IBCF - item-based collaborative filtering.

#k = 30
#create IBCF recommender
rec_IBCF <- Recommender(data = train, method = 'IBCF', parameter = list(k = 30))
#predict
predict_IBCF <- predict(object = rec_IBCF, newdata = test, n=5)
#recommendations for the first 5 people in test set
predict_IBCF %>% as("list") %>% head(5)

## $`7`
## [1] "Shanghai Triad (Yao a yao yao dao waipo qiao) (1995)"
## [2] "Flipper (1996)"                                      
## [3] "Shall We Dance? (1996)"                              
## [4] "Pillow Book, The (1995)"                             
## [5] "In the Company of Men (1997)"                        
## 
## $`12`
## [1] "Brother Minister: The Assassination of Malcolm X (1994)"
## [2] "Maya Lin: A Strong Clear Vision (1994)"                 
## [3] "Blue Angel, The (Blaue Engel, Der) (1930)"              
## [4] "Wishmaster (1997)"                                      
## [5] "Leave It to Beaver (1997)"                              
## 
## $`15`
## [1] "Dolores Claiborne (1994)"            "Madness of King George, The (1994)" 
## [3] "Welcome to the Dollhouse (1995)"     "20,000 Leagues Under the Sea (1954)"
## [5] "Bedknobs and Broomsticks (1971)"    
## 
## $`27`
## [1] "North (1994)"                                              
## [2] "Losing Chase (1996)"                                       
## [3] "Brother Minister: The Assassination of Malcolm X (1994)"   
## [4] "Horseman on the Roof, The (Hussard sur le toit, Le) (1995)"
## [5] "Miracle on 34th Street (1994)"                             
## 
## $`28`
## [1] "Playing God (1997)"            "Across the Sea of Time (1995)"
## [3] "Boys Life (1995)"              "Orlando (1993)"               
## [5] "Rent-a-Kid (1995)"

UBCF - user-based collaborative filtering.

#create UBCF recommender
rec_UBCF <- Recommender(data = train, method = 'UBCF')
#predict
predict_UBCF <- predict(rec_UBCF, newdata = test,n=5) 

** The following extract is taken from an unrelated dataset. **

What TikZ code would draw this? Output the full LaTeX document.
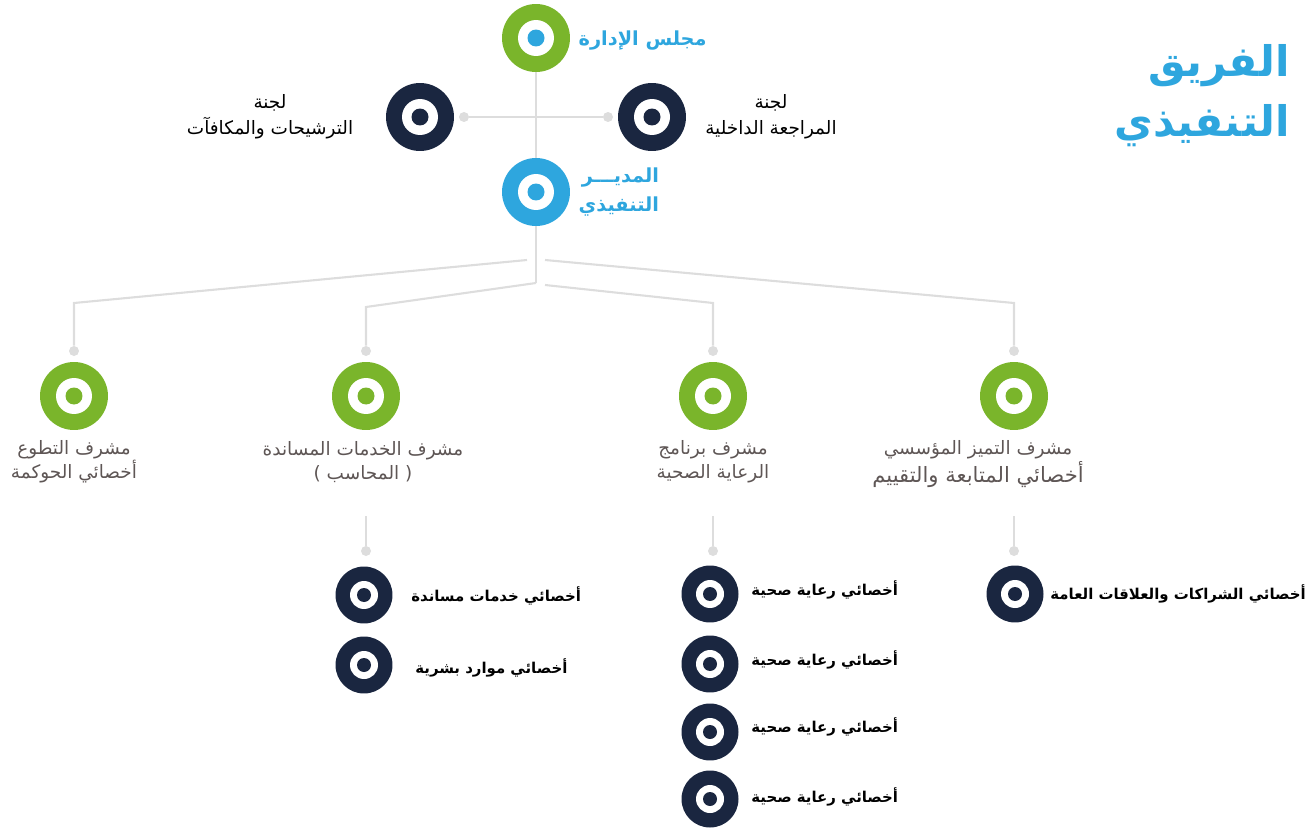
\documentclass[tikz,border=0pt]{standalone}
\usepackage{fontspec}
\usepackage{xcolor}
\usetikzlibrary{positioning}
\TeXXeTstate=1
\newfontfamily\arabicfont[Script=Arabic]{DejaVu Sans}
\newcommand{\rtl}[1]{\beginR #1\endR}

\definecolor{brandgreen}{HTML}{7AB52B}
\definecolor{brandblue}{HTML}{2EA6DE}
\definecolor{navy}{HTML}{1A2640}
\definecolor{linegray}{HTML}{DDDDDD}
\definecolor{textgray}{HTML}{5E5655}

\tikzset{
  ring/.style 2 args={circle, fill=#1, minimum size=1.36cm, inner sep=0pt,
    path picture={\fill[white] (path picture bounding box.center) circle (0.36cm);
      \fill[#2] (path picture bounding box.center) circle (0.17cm);}},
  smallring/.style={circle, fill=navy, minimum size=1.14cm, inner sep=0pt,
    path picture={\fill[white] (path picture bounding box.center) circle (0.28cm);
      \fill[navy] (path picture bounding box.center) circle (0.14cm);}},
}
\tikzstyle{joint} = [circle, fill=linegray, minimum size=0.2cm, inner sep=0pt]
\tikzstyle{wire} = [draw=linegray, line width=1.2pt]
\tikzstyle{titletext} = [text=brandblue, font=\arabicfont\bfseries\fontsize{24}{34}\selectfont, align=right, inner sep=0pt]
\tikzstyle{bluetext} = [text=brandblue, font=\arabicfont\bfseries\fontsize{11}{16}\selectfont, align=right, inner sep=0pt]
\tikzstyle{blacktext} = [text=black, font=\arabicfont\fontsize{10.5}{15}\selectfont, align=center, inner sep=0pt]
\tikzstyle{graytext} = [text=textgray, font=\arabicfont\fontsize{10.5}{13.5}\selectfont, align=center, inner sep=0pt]
\tikzstyle{roletext} = [text=black, font=\arabicfont\bfseries\fontsize{8.5}{10}\selectfont, anchor=west, inner sep=0pt]

\begin{document}
\begin{tikzpicture}[x=0.02cm, y=-0.02cm]
\useasboundingbox (0,0) rectangle (1309,828);

% top: board, committees, director
\node[ring={brandgreen}{brandblue}] (board) at (536,38) {};
\node[ring={brandblue}{brandblue}] (director) at (536,192) {};
\node[ring={navy}{navy}] (auditcom) at (652,117) {};
\node[ring={navy}{navy}] (rewardcom) at (420,117) {};
\node[joint] (auditjoint) at (608,117) {};
\node[joint] (rewardjoint) at (464,117) {};

\node[bluetext, right=0.16cm of board, yshift=-0.05cm] (boardlabel) {\rtl{مجلس الإدارة}};
\node[bluetext, right=0.16cm of director] (directorlabel) {\rtl{المديـــر}\\\rtl{التنفيذي}};
\node[blacktext] (auditlabel) at (771,117) {\rtl{لجنة}\\\rtl{المراجعة الداخلية}};
\node[blacktext] (rewardlabel) at (270,117) {\rtl{لجنة}\\\rtl{الترشيحات والمكافآت}};
\node[titletext, anchor=north east] (teamtitle) at (1290,44) {\rtl{الفريق}\\\rtl{التنفيذي}};

\draw[wire] (board) -- (director);
\draw[wire] (rewardjoint) -- (auditjoint);

% supervisors
\node[ring={brandgreen}{brandgreen}] (volunteer) at (74,396) {};
\node[ring={brandgreen}{brandgreen}] (support) at (366,396) {};
\node[ring={brandgreen}{brandgreen}] (health) at (713,396) {};
\node[ring={brandgreen}{brandgreen}] (excellence) at (1014,396) {};
\node[joint] (volunteerjoint) at (74,351) {};
\node[joint] (supportjoint) at (366,351) {};
\node[joint] (healthjoint) at (713,351) {};
\node[joint] (excellencejoint) at (1014,351) {};

\node[graytext] (volunteerlabel) at (74,462) {\rtl{مشرف التطوع}\\\rtl{أخصائي الحوكمة}};
\node[graytext] (supportlabel) at (363,462) {\rtl{مشرف الخدمات المساندة}\\\rtl{( المحاسب )}};
\node[graytext] (healthlabel) at (713,462) {\rtl{مشرف برنامج}\\\rtl{الرعاية الصحية}};
\node[graytext] (excellencelabel) at (978,464) {\rtl{مشرف التميز المؤسسي}\\\fontsize{12}{15}\selectfont\rtl{أخصائي المتابعة والتقييم}};

\coordinate (hub) at (536,283);
\coordinate (startA) at (527,260);
\coordinate (bendA) at (74,303);
\coordinate (bendB) at (366,307);
\coordinate (startC) at (545,285);
\coordinate (bendC) at (713,303);
\coordinate (startD) at (545,260);
\coordinate (bendD) at (1014,303);

\draw[wire] (director) -- (hub);
\draw[wire] (startA) -- (bendA) -- (volunteerjoint);
\draw[wire] (hub) -- (bendB) -- (supportjoint);
\draw[wire] (startC) -- (bendC) -- (healthjoint);
\draw[wire] (startD) -- (bendD) -- (excellencejoint);

% specialists
\coordinate (supporttail) at (366,516);
\coordinate (healthtail) at (713,516);
\coordinate (excellencetail) at (1014,516);
\node[joint] (supportjoint2) at (366,551) {};
\node[joint] (healthjoint2) at (713,551) {};
\node[joint] (excellencejoint2) at (1014,551) {};
\draw[wire] (supporttail) -- (supportjoint2);
\draw[wire] (healthtail) -- (healthjoint2);
\draw[wire] (excellencetail) -- (excellencejoint2);

\node[smallring] (supportrole1) at (364,595) {};
\node[smallring] (supportrole2) at (364,665) {};
\node[roletext] at (411,596) {\rtl{أخصائي خدمات مساندة}};
\node[roletext] at (415,668) {\rtl{أخصائي موارد بشرية}};

\node[smallring] (healthrole1) at (710,594) {};
\node[smallring] (healthrole2) at (710,664) {};
\node[smallring] (healthrole3) at (710,732) {};
\node[smallring] (healthrole4) at (710,799) {};
\node[roletext] at (751,590) {\rtl{أخصائي رعاية صحية}};
\node[roletext] at (751,660) {\rtl{أخصائي رعاية صحية}};
\node[roletext] at (751,727) {\rtl{أخصائي رعاية صحية}};
\node[roletext] at (751,797) {\rtl{أخصائي رعاية صحية}};

\node[smallring] (excellencerole1) at (1015,594) {};
\node[roletext] at (1050,594) {\rtl{أخصائي الشراكات والعلاقات العامة}};
\end{tikzpicture}
\end{document}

#recommendations for the first 5 people in test set
predict_UBCF %>% as("list") %>% head(5)

## $`7`
## [1] "Titanic (1997)"            "Good Will Hunting (1997)" 
## [3] "L.A. Confidential (1997)"  "As Good As It Gets (1997)"
## [5] "Apt Pupil (1998)"         
## 
## $`12`
## [1] "Titanic (1997)"            "Scream (1996)"            
## [3] "Good Will Hunting (1997)"  "As Good As It Gets (1997)"
## [5] "Full Monty, The (1997)"   
## 
## $`15`
## [1] "Alien (1979)"                     "Silence of the Lambs, The (1991)"
## [3] "Fargo (1996)"                     "Empire Strikes Back, The (1980)" 
## [5] "Graduate, The (1967)"            
## 
## $`27`
## [1] "Contact (1997)"           "Good Will Hunting (1997)"
## [3] "L.A. Confidential (1997)" "Game, The (1997)"        
## [5] "Aliens (1986)"           
## 
## $`28`
## [1] "Full Monty, The (1997)"       "Wag the Dog (1997)"          
## [3] "Sense and Sensibility (1995)" "Cold Comfort Farm (1995)"    
## [5] "Evita (1996)"

Summary:

One problem with USER-USER similarity is that the user preferences change over time. If a user liked some item one year ago then chances are, he/she might not like the same item today or in the future. As a workaround, one way to solve it is to use recent ratings, say, ratings that is at least 3 months of data. However, one drawback to only using the recent data is that the USER-ITEM matrix might make it more sparser.

On the the contrary, in the ITEM-ITEM similarity, one key advantage of it is that the ratings on a given item do not change significantly after initial period.

Since in this project, the users are more than items and item ratings do not change much over time after the initial period, ITEM-ITEM similarity based Recommender System is more preferable over USER-USER based Recommender System.